I had designed three flowing lines that would descend from left to right, using only the white chrysanthemums to evoke images of nature's grandeur such as waves or a mountain range. I found a problem with the backside of the three "mountains."

The audience would not be able to see this from their seats, but from the corner of the stage, I could see that chrysanthemums were not used on the backside of the "mountain." The designer had decided that since the backside was not visible to the audience, there was no need to place flowers there. This would be true in most cases, since it would help keep the project within the clients' budget.

Having met the funeral host a few days earlier, however, my instinct told me that the client was someone who would appreciate the use of chrysanthemums on the backside if it would convey the splendor of the design. It almost felt like he had a sixth sense.

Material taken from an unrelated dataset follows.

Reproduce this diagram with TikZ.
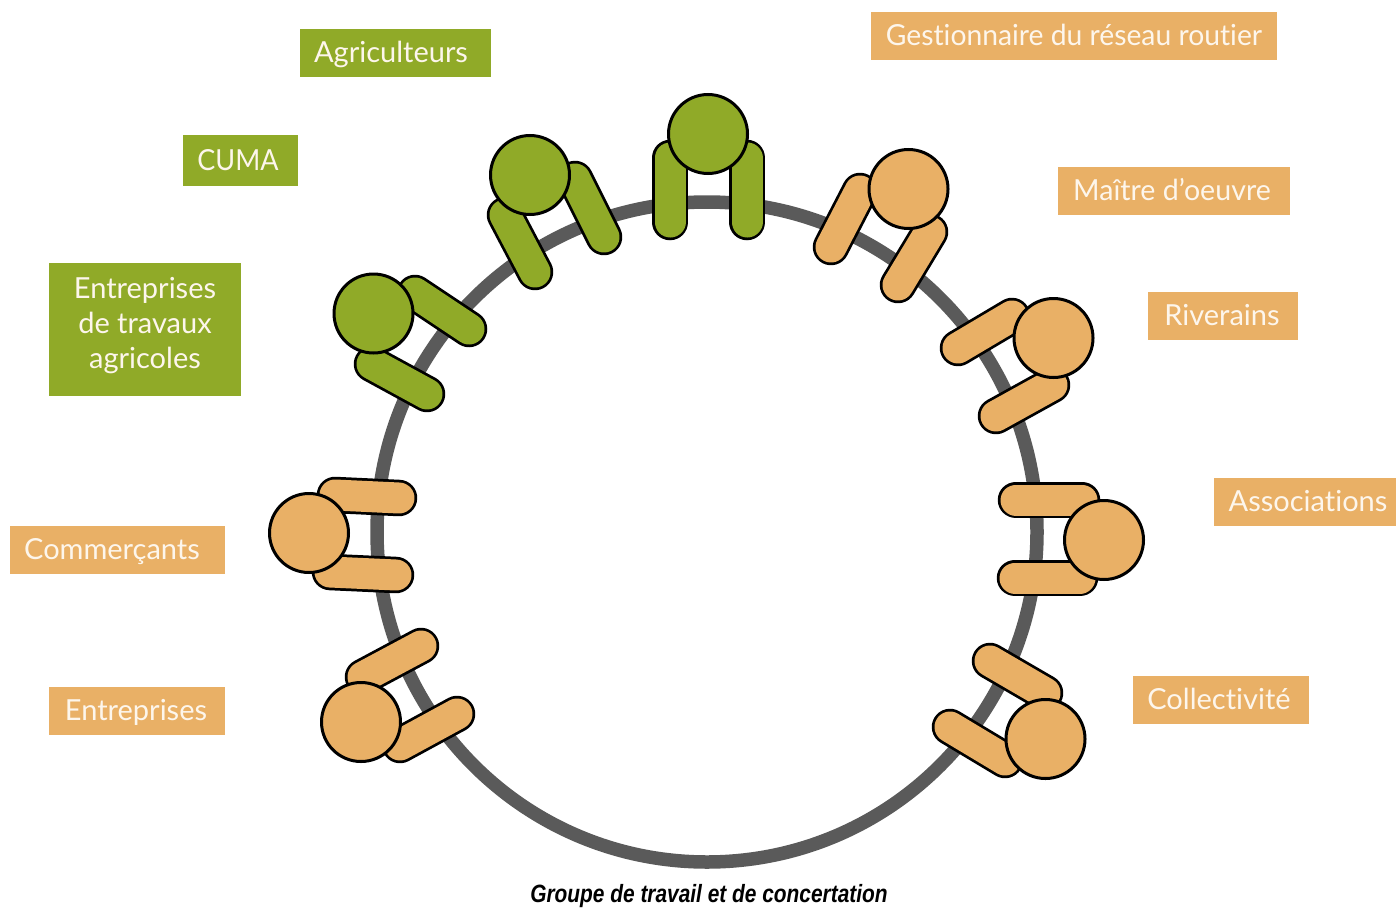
\documentclass[tikz,border=0pt]{standalone}
\usepackage{fontspec}
\setmainfont{Lato}[Ligatures=NoCommon]
\newfontfamily\capfont{Liberation Sans}
\definecolor{vert}{HTML}{90AA28}
\definecolor{orange}{HTML}{E9B066}
\definecolor{anneau}{HTML}{5A5A5A}
\definecolor{texte}{HTML}{FDF6EC}
\tikzset{
  x=1pt,y=-1pt,
  ring/.style={draw=anneau,line width=13.5pt},
  head/.style={circle,draw=black,line width=3pt,minimum size=79pt,inner sep=0pt},
  tag/.style={text=texte,font=\fontsize{29}{35}\selectfont,align=center},
}
\newcommand{\arm}[3]{%
  \draw[black,line width=36.5pt,line cap=round] (#2)--(#3);
  \draw[#1,line width=31pt,line cap=round] (#2)--(#3);}
\newcommand{\person}[6]{% colour, head, arm1 a,b, arm2 a,b
  \arm{#1}{#3}{#4}\arm{#1}{#5}{#6}
  \node[head,fill=#1] at (#2) {};}
\newcommand{\tagbox}[8]{% name,colour,x1,y1,x2,y2,text centre,text
  \path[fill=#2] (#3,#4) rectangle (#5,#6);
  \node[tag] (#1) at (#7) {#8};}
\begin{document}
\begin{tikzpicture}
\useasboundingbox (0,0) rectangle (1396,907);
\draw[ring] (707,532) circle (330);
\person{vert}{708,134}{670,158}{670,222}{747,158}{747,222}
\person{vert}{530,175}{505,215}{535,272}{575,179}{604,237}
\person{vert}{373.5,313.5}{372,364}{427,394}{415,293}{469,329}
\person{orange}{908.5,189}{860,191}{831,247}{930,232}{898,285}
\person{orange}{1053.5,338}{1012,316}{958,348}{1052,385}{996,416}
\person{orange}{1104,540}{1082,500}{1016,500}{1080,578}{1015,578}
\person{orange}{1045.5,739}{1045,693}{990,661}{1005,760}{950,727}
\person{orange}{309,533}{335,495}{399,498}{330,572}{396,575}
\person{orange}{361,722}{363,677}{421,646}{400,745}{457,714}
\tagbox{a}{vert}{300}{29}{491}{77}{391,54.5}{Agriculteurs}
\tagbox{b}{vert}{183}{135}{298}{186}{238,160}{\scalebox{0.93}[1]{CUMA}}
\tagbox{c}{vert}{49}{263}{241}{396}{145,326}{Entreprises\\de travaux\\agricoles}
\tagbox{d}{orange}{871}{12}{1277}{60}{1074,35}{\scalebox{0.975}[1]{Gestionnaire du réseau routier}}
\tagbox{e}{orange}{1058}{167}{1290}{215}{1172,190}{\scalebox{0.985}[1]{Maître d’oeuvre}}
\tagbox{f}{orange}{1148}{292}{1298}{340}{1222,315.5}{Riverains}
\tagbox{g}{orange}{1214}{478}{1396}{526}{1308,501}{Associations}
\tagbox{h}{orange}{1133}{676}{1309}{724}{1219,699}{Collectivité}
\tagbox{i}{orange}{10}{526}{225}{574}{112,551.5}{Commerçants}
\tagbox{j}{orange}{49}{687}{225}{735}{136,712.5}{Entreprises}
\node[font=\capfont\bfseries\itshape\fontsize{25}{29}\selectfont] (k) at (709,896) {\scalebox{0.835}[1]{Groupe de travail et de concertation}};
\end{tikzpicture}
\end{document}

Chrysanthemums were added to the backside, and when we tested the lighting, the overwhelming impact of the flowing white chrysanthemums was proof of the finished project's splendor.

When the host and relatives arrived from Tokyo, they walked around the stage and looked at the floral arrangement in silence, but later praised the funeral staff. Unfortunately, I was unable to hear their words of praise in person — the moment I knew the project was complete, I was overcome with fatigue and fell asleep in the folds of the drapes on stage.

The funeral staff also thanked me, for helping them please their clients whom they thought would never be satisfied. This was the end of the most expensive project I had ever been involved with in my life. The total cost of the funeral was over a million dollars.